"""
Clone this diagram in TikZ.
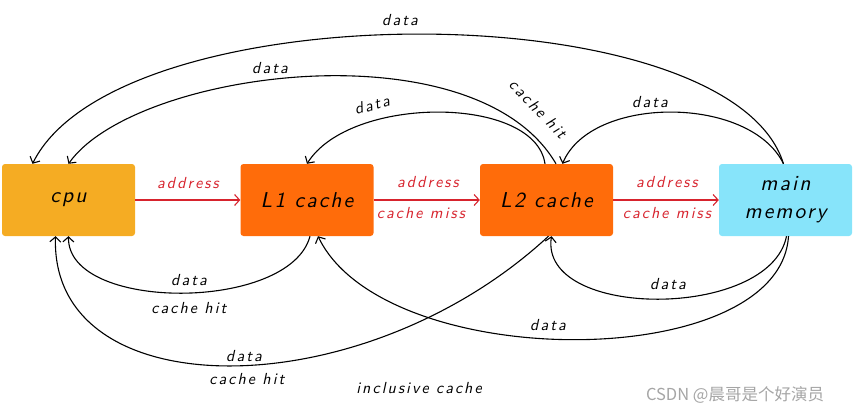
\documentclass[tikz,border=0pt]{standalone}
\usepackage{fontspec}
\usetikzlibrary{arrows.meta,calc}
\newfontfamily\hand[LetterSpace=13]{lmsans10-oblique.otf}
\newfontfamily\handbox[LetterSpace=10]{lmsans10-oblique.otf}
\newfontfamily\cjkfont{Noto Sans CJK SC}
\definecolor{cpuc}{RGB}{245,172,35}
\definecolor{cachec}{RGB}{255,108,10}
\definecolor{memc}{RGB}{135,228,250}
\definecolor{redc}{RGB}{215,35,45}
\definecolor{wmc}{RGB}{165,165,165}
\begin{document}
\begin{tikzpicture}[x=1pt,y=-1pt,
  box/.style={draw=none, minimum width=133pt, minimum height=72pt, inner sep=0pt, rounded corners=3pt, align=center, font=\handbox\fontsize{21.5}{28}\selectfont},
  lbl/.style={font=\hand\fontsize{16}{18}\selectfont, inner sep=1pt},
  redlbl/.style={lbl, text=redc},
  flow/.style={-{Straight Barb[length=5pt,width=11pt]}, line width=1.1pt},
  req/.style={flow, draw=redc}]
\useasboundingbox (0,0) rectangle (855,415);

% boxes
\node[box, fill=cpuc]   (cpu) at (68.5,200) {cpu};
\node[box, fill=cachec] (L1)  at (307,200)  {L1 cache};
\node[box, fill=cachec] (L2)  at (546.5,200) {L2 cache};
\node[box, fill=memc]   (mem) at (785.5,200) {main\\memory};

% requests
\draw[req] (cpu.east) -- (L1.west);
\draw[req] (L1.east) -- (L2.west);
\draw[req] (L2.east) -- (mem.west);
\node[redlbl] (a1) at (188,183) {address};
\node[redlbl] (a2) at (428,182) {address};
\node[redlbl] (m2) at (421,213) {cache miss};
\node[redlbl] (a3) at (667,182) {address};
\node[redlbl] (m3) at (667,213) {cache miss};

% top data paths
\draw[flow] ([xshift=-2pt]mem.north) .. controls (730,-9) and (118,-9) .. ([xshift=-36pt]cpu.north);
\draw[flow] ([xshift=9.5pt]L2.north) .. controls (475,25) and (135,70) .. ([xshift=0pt]cpu.north);
\draw[flow] ([xshift=-1.5pt]L2.north) .. controls (535,95) and (350,95) .. ([xshift=0pt]L1.north);
\draw[flow] ([xshift=-2pt]mem.north) .. controls (750,95) and (591,95) .. ([xshift=16pt]L2.north);
\node[lbl] (d1) at (400,20) {data};
\node[lbl] (d2) at (270,68) {data};
\node[lbl, rotate=-46] (h2) at (538,109) {cache hit};
\node[lbl, rotate=14] (d3) at (372,105) {data};
\node[lbl] (d4) at (650,102) {data};

% bottom data paths
\draw[flow] ([xshift=3pt]L1.south) .. controls (290,312) and (67,312) .. ([xshift=0pt]cpu.south);
\draw[flow] ([xshift=2pt]L2.south) .. controls (362,409) and (50,409) .. ([xshift=-13pt]cpu.south);
\draw[flow] ([xshift=3pt]mem.south) .. controls (780,374) and (384,374) .. ([xshift=11pt]L1.south);
\draw[flow] ([xshift=1pt]mem.south) .. controls (770,320) and (539,320) .. ([xshift=5pt]L2.south);
\node[lbl] (d5) at (189,280) {data};
\node[lbl] (h5) at (189,308) {cache hit};
\node[lbl] (d6) at (244,356) {data};
\node[lbl] (h6) at (247,379) {cache hit};
\node[lbl] (d7) at (548,325) {data};
\node[lbl] (d8) at (668,284) {data};
\node[lbl] (inc) at (419,388) {inclusive cache};

\node[text=wmc, font=\cjkfont\fontsize{16.5}{18}\selectfont, inner sep=0pt] (wm) at (735,395) {CSDN @晨哥是个好演员};
\end{tikzpicture}
\end{document}
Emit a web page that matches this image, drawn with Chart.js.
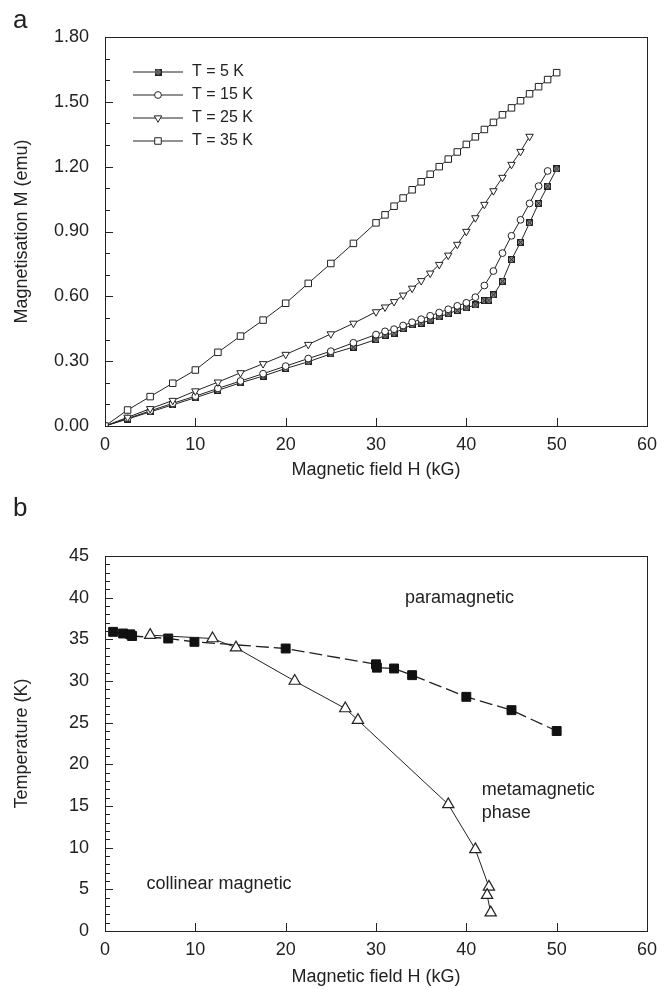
<!DOCTYPE html>
<html>
<head>
<meta charset="utf-8">
<script src="https://cdn.jsdelivr.net/npm/chart.js@4.4.1/dist/chart.umd.min.js"></script>
<style>
  body { margin: 0; background: #fff; }
  #wrap { position: relative; width: 665px; height: 989px; overflow: hidden; }
  .panel { position: absolute; left: 0; width: 665px; }
  .tag { position: absolute; left: 13px; font: 26px "Liberation Sans", Arial, sans-serif; color: #222; }
</style>
</head>
<body>
<div id="wrap">
  <div class="panel" style="top:0;height:490px"><canvas id="chartA" width="665" height="490"></canvas></div>
  <div class="panel" style="top:490px;height:499px"><canvas id="chartB" width="665" height="499"></canvas></div>
  <div class="tag" style="top:4px">a</div>
  <div class="tag" style="top:492px">b</div>
</div>
<script>
//  DATA  (panel a : magnetisation curves)
var H_5K = [0, 2.5, 5, 7.5, 10, 12.5, 15, 17.5, 20, 22.5, 25, 27.5, 30, 31, 32, 33, 34, 35, 36, 37, 38, 39, 40, 41, 42, 42.5, 43, 44, 45, 46, 47, 48, 49, 50];
var M_5K = [0, 0.032, 0.065, 0.098, 0.131, 0.165, 0.2, 0.231, 0.266, 0.297, 0.334, 0.365, 0.4, 0.42, 0.43, 0.45, 0.468, 0.475, 0.49, 0.505, 0.52, 0.535, 0.547, 0.56, 0.58, 0.582, 0.607, 0.67, 0.77, 0.85, 0.94, 1.03, 1.11, 1.19];

var H_15K = [0, 2.5, 5, 7.5, 10, 12.5, 15, 17.5, 20, 22.5, 25, 27.5, 30, 31, 32, 33, 34, 35, 36, 37, 38, 39, 40, 41, 42, 43, 44, 45, 46, 47, 48, 49];
var M_15K = [0, 0.035, 0.07, 0.105, 0.138, 0.174, 0.208, 0.242, 0.277, 0.312, 0.346, 0.385, 0.423, 0.438, 0.448, 0.465, 0.48, 0.494, 0.51, 0.525, 0.54, 0.556, 0.57, 0.596, 0.65, 0.717, 0.8, 0.88, 0.954, 1.03, 1.11, 1.18];

var H_25K = [0, 2.5, 5, 7.5, 10, 12.5, 15, 17.5, 20, 22.5, 25, 27.5, 30, 31, 32, 33, 34, 35, 36, 37, 38, 39, 40, 41, 42, 43, 44, 45, 46, 47];
var M_25K = [0, 0.04, 0.08, 0.118, 0.162, 0.203, 0.246, 0.288, 0.331, 0.377, 0.426, 0.475, 0.528, 0.55, 0.575, 0.605, 0.637, 0.672, 0.707, 0.747, 0.79, 0.84, 0.9, 0.963, 1.025, 1.088, 1.15, 1.21, 1.27, 1.34];

var H_35K = [0, 2.5, 5, 7.5, 10, 12.5, 15, 17.5, 20, 22.5, 25, 27.5, 30, 31, 32, 33, 34, 35, 36, 37, 38, 39, 40, 41, 42, 43, 44, 45, 46, 47, 48, 49, 50];
var M_35K = [0, 0.074, 0.136, 0.198, 0.259, 0.341, 0.416, 0.49, 0.568, 0.66, 0.752, 0.845, 0.94, 0.977, 1.017, 1.055, 1.093, 1.13, 1.165, 1.2, 1.235, 1.268, 1.303, 1.338, 1.372, 1.405, 1.44, 1.472, 1.505, 1.537, 1.57, 1.603, 1.635];

var LEGEND_A = ["T = 5 K", "T = 15 K", "T = 25 K", "T = 35 K"];

//  DATA  (panel b : phase diagram)
var H_PARA = [0.9, 2.0, 2.8, 3.0, 7.0, 9.9, 20, 30, 30.1, 32, 34, 40, 45, 50];
var T_PARA = [35.9, 35.7, 35.6, 35.4, 35.1, 34.7, 33.9, 32.0, 31.6, 31.5, 30.7, 28.1, 26.5, 24.0];

var H_META = [5.0, 11.9, 14.5, 21, 26.6, 28, 38, 41, 42.5, 42.3, 42.7];
var T_META = [35.5, 35.1, 34.0, 30.0, 26.7, 25.3, 15.2, 9.8, 5.3, 4.3, 2.2];

//  HELPERS
var FONT = '"Liberation Sans", Arial, sans-serif';
var INK = "#222";
Chart.defaults.font.family = FONT;
Chart.defaults.color = INK;

function pts(xs, ys) {
  var out = [];
  for (var i = 0; i < xs.length; i++) out.push({ x: xs[i], y: ys[i] });
  return out;
}

// square with a cross in it (T = 5 K marker)
function crossBox(size) {
  var c = document.createElement("canvas");
  c.width = size;
  c.height = size;
  var g = c.getContext("2d");
  g.fillStyle = "#888";
  g.fillRect(0, 0, size, size);
  g.strokeStyle = INK;
  g.lineWidth = 1;
  g.strokeRect(0.5, 0.5, size - 1, size - 1);
  g.beginPath();
  g.moveTo(1, 1); g.lineTo(size - 1, size - 1);
  g.moveTo(size - 1, 1); g.lineTo(1, size - 1);
  g.stroke();
  return c;
}

//  PLUGINS
// frame + inward ticks
var frameTicks = {
  id: "frameTicks",
  afterDatasetsDraw: function (chart, args, o) {
    var ctx = chart.ctx, a = chart.chartArea;
    var xs = chart.scales.x, ys = chart.scales.y;
    ctx.save();
    ctx.strokeStyle = INK;
    ctx.lineWidth = 1;
    ctx.strokeRect(Math.round(a.left) + 0.5, Math.round(a.top) + 0.5,
      Math.round(a.right - a.left), Math.round(a.bottom - a.top));
    ctx.beginPath();
    var n = Math.round(o.yMax / o.yMinor);
    var every = Math.round(o.yMajor / o.yMinor);
    for (var i = 0; i <= n; i++) {
      var y = Math.round(ys.getPixelForValue(i * o.yMinor)) + 0.5;
      var len = i % every === 0 ? 8 : 5;
      ctx.moveTo(a.left, y);
      ctx.lineTo(a.left + len, y);
    }
    var m = Math.round(o.xMax / o.xMajor);
    for (var j = 0; j <= m; j++) {
      var x = Math.round(xs.getPixelForValue(j * o.xMajor)) + 0.5;
      ctx.moveTo(x, a.bottom);
      ctx.lineTo(x, a.bottom - 8);
    }
    ctx.stroke();
    ctx.restore();
  }
};

// legend of panel a: line with marker in the middle
var lineLegend = {
  id: "lineLegend",
  afterDraw: function (chart, args, o) {
    if (!o.labels) return;
    var ctx = chart.ctx, a = chart.chartArea;
    ctx.save();
    ctx.font = "16px " + FONT;
    ctx.textBaseline = "middle";
    for (var i = 0; i < o.labels.length; i++) {
      var ds = chart.data.datasets[o.order[i]];
      var y = a.top + 35 + i * 23;
      var x0 = a.left + 28;
      ctx.strokeStyle = INK;
      ctx.lineWidth = 1;
      ctx.beginPath();
      ctx.moveTo(x0, y);
      ctx.lineTo(x0 + 50, y);
      ctx.stroke();
      ctx.fillStyle = ds.pointBackgroundColor;
      ctx.strokeStyle = ds.pointBorderColor;
      ctx.lineWidth = ds.pointBorderWidth;
      Chart.helpers.drawPoint(ctx, {
        pointStyle: ds.pointStyle,
        rotation: ds.pointRotation || 0,
        radius: ds.pointRadius,
        borderWidth: ds.pointBorderWidth
      }, x0 + 25, y);
      ctx.fillStyle = INK;
      ctx.fillText(o.labels[i], x0 + 59, y);
    }
    ctx.restore();
  }
};

// free text in data coordinates
var notes = {
  id: "notes",
  afterDraw: function (chart, args, o) {
    if (!o.items) return;
    var ctx = chart.ctx;
    ctx.save();
    ctx.font = "18px " + FONT;
    ctx.fillStyle = INK;
    ctx.textBaseline = "middle";
    o.items.forEach(function (it) {
      ctx.textAlign = it.align;
      ctx.fillText(it.text, chart.scales.x.getPixelForValue(it.h), chart.scales.y.getPixelForValue(it.t));
    });
    ctx.restore();
  }
};

function baseScales(yMax, yStep, yFmt, yTitle, xHeight) {
  return {
    x: {
      type: "linear", min: 0, max: 60,
      ticks: { stepSize: 10, padding: 8, font: { size: 18 } },
      grid: { display: false, drawTicks: false },
      border: { display: false },
      title: { display: true, text: "Magnetic field H (kG)", font: { size: 18 }, padding: 0 },
      afterFit: function (s) { s.height = xHeight; }
    },
    y: {
      type: "linear", min: 0, max: yMax,
      ticks: { stepSize: yStep, padding: 16, font: { size: 18 }, callback: yFmt },
      grid: { display: false, drawTicks: false },
      border: { display: false },
      title: { display: true, text: yTitle, font: { size: 18 }, padding: { top: 11, bottom: 0 } },
      afterFit: function (s) { s.width = 105; }
    }
  };
}

//  CHART A
var markA = { pointBorderColor: INK, pointBorderWidth: 1, borderColor: INK, borderWidth: 1, showLine: true, tension: 0 };

new Chart(document.getElementById("chartA"), {
  type: "scatter",
  data: {
    datasets: [
      Object.assign({ data: pts(H_35K, M_35K), pointStyle: "rect", pointRadius: 4.6, pointBackgroundColor: "#fff" }, markA),
      Object.assign({ data: pts(H_25K, M_25K), pointStyle: "triangle", pointRotation: 180, pointRadius: 4.3, pointBackgroundColor: "#fff" }, markA),
      Object.assign({ data: pts(H_15K, M_15K), pointStyle: "circle", pointRadius: 3.4, pointBackgroundColor: "#fff" }, markA),
      Object.assign({ data: pts(H_5K, M_5K), pointStyle: crossBox(7), pointRadius: 3.5, pointBackgroundColor: "#888" }, markA)
    ]
  },
  options: {
    responsive: false,
    animation: false,
    events: [],
    layout: { padding: { left: 0, right: 16, top: 37, bottom: 9 } },
    plugins: {
      legend: { display: false },
      tooltip: { enabled: false },
      frameTicks: { yMax: 1.8, yMinor: 0.1, yMajor: 0.3, xMax: 60, xMajor: 10 },
      lineLegend: { labels: LEGEND_A, order: [3, 2, 1, 0] }
    },
    scales: baseScales(1.8, 0.3, function (v) { return v.toFixed(2); }, "Magnetisation M (emu)", 55)
  },
  plugins: [frameTicks, lineLegend]
});

//  CHART B
new Chart(document.getElementById("chartB"), {
  type: "scatter",
  data: {
    datasets: [
      {
        data: pts(H_META, T_META), showLine: true, tension: 0,
        borderColor: INK, borderWidth: 1,
        pointStyle: "triangle", pointRadius: 6.5,
        pointBackgroundColor: "#fff", pointBorderColor: INK, pointBorderWidth: 1.2
      },
      {
        data: pts(H_PARA, T_PARA), showLine: true, tension: 0,
        borderColor: INK, borderWidth: 1.3, borderDash: [13, 5],
        pointStyle: "rect", pointRadius: 6.3,
        pointBackgroundColor: "#111", pointBorderColor: "#111", pointBorderWidth: 1
      }
    ]
  },
  options: {
    responsive: false,
    animation: false,
    events: [],
    layout: { padding: { left: 0, right: 16, top: 66, bottom: 1 } },
    plugins: {
      legend: { display: false },
      tooltip: { enabled: false },
      frameTicks: { yMax: 45, yMinor: 1, yMajor: 5, xMax: 60, xMajor: 10 },
      notes: {
        items: [
          { text: "paramagnetic", h: 39.25, t: 39.9, align: "center" },
          { text: "metamagnetic", h: 41.7, t: 16.9, align: "left" },
          { text: "phase", h: 41.7, t: 14.2, align: "left" },
          { text: "collinear magnetic", h: 4.6, t: 5.6, align: "left" }
        ]
      }
    },
    scales: baseScales(45, 5, function (v) { return v; }, "Temperature (K)", 57)
  },
  plugins: [frameTicks, notes]
});
</script>
</body>
</html>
"""
What is being asked
Only the lines from the start of the records above through the line containing "(0,0) rectangle (855,415);" should be returned, exactly and with both ends, please; the pictures stay out.

Complete response
Clone this diagram in TikZ.
\documentclass[tikz,border=0pt]{standalone}
\usepackage{fontspec}
\usetikzlibrary{arrows.meta,calc}
\newfontfamily\hand[LetterSpace=13]{lmsans10-oblique.otf}
\newfontfamily\handbox[LetterSpace=10]{lmsans10-oblique.otf}
\newfontfamily\cjkfont{Noto Sans CJK SC}
\definecolor{cpuc}{RGB}{245,172,35}
\definecolor{cachec}{RGB}{255,108,10}
\definecolor{memc}{RGB}{135,228,250}
\definecolor{redc}{RGB}{215,35,45}
\definecolor{wmc}{RGB}{165,165,165}
\begin{document}
\begin{tikzpicture}[x=1pt,y=-1pt,
  box/.style={draw=none, minimum width=133pt, minimum height=72pt, inner sep=0pt, rounded corners=3pt, align=center, font=\handbox\fontsize{21.5}{28}\selectfont},
  lbl/.style={font=\hand\fontsize{16}{18}\selectfont, inner sep=1pt},
  redlbl/.style={lbl, text=redc},
  flow/.style={-{Straight Barb[length=5pt,width=11pt]}, line width=1.1pt},
  req/.style={flow, draw=redc}]
\useasboundingbox (0,0) rectangle (855,415);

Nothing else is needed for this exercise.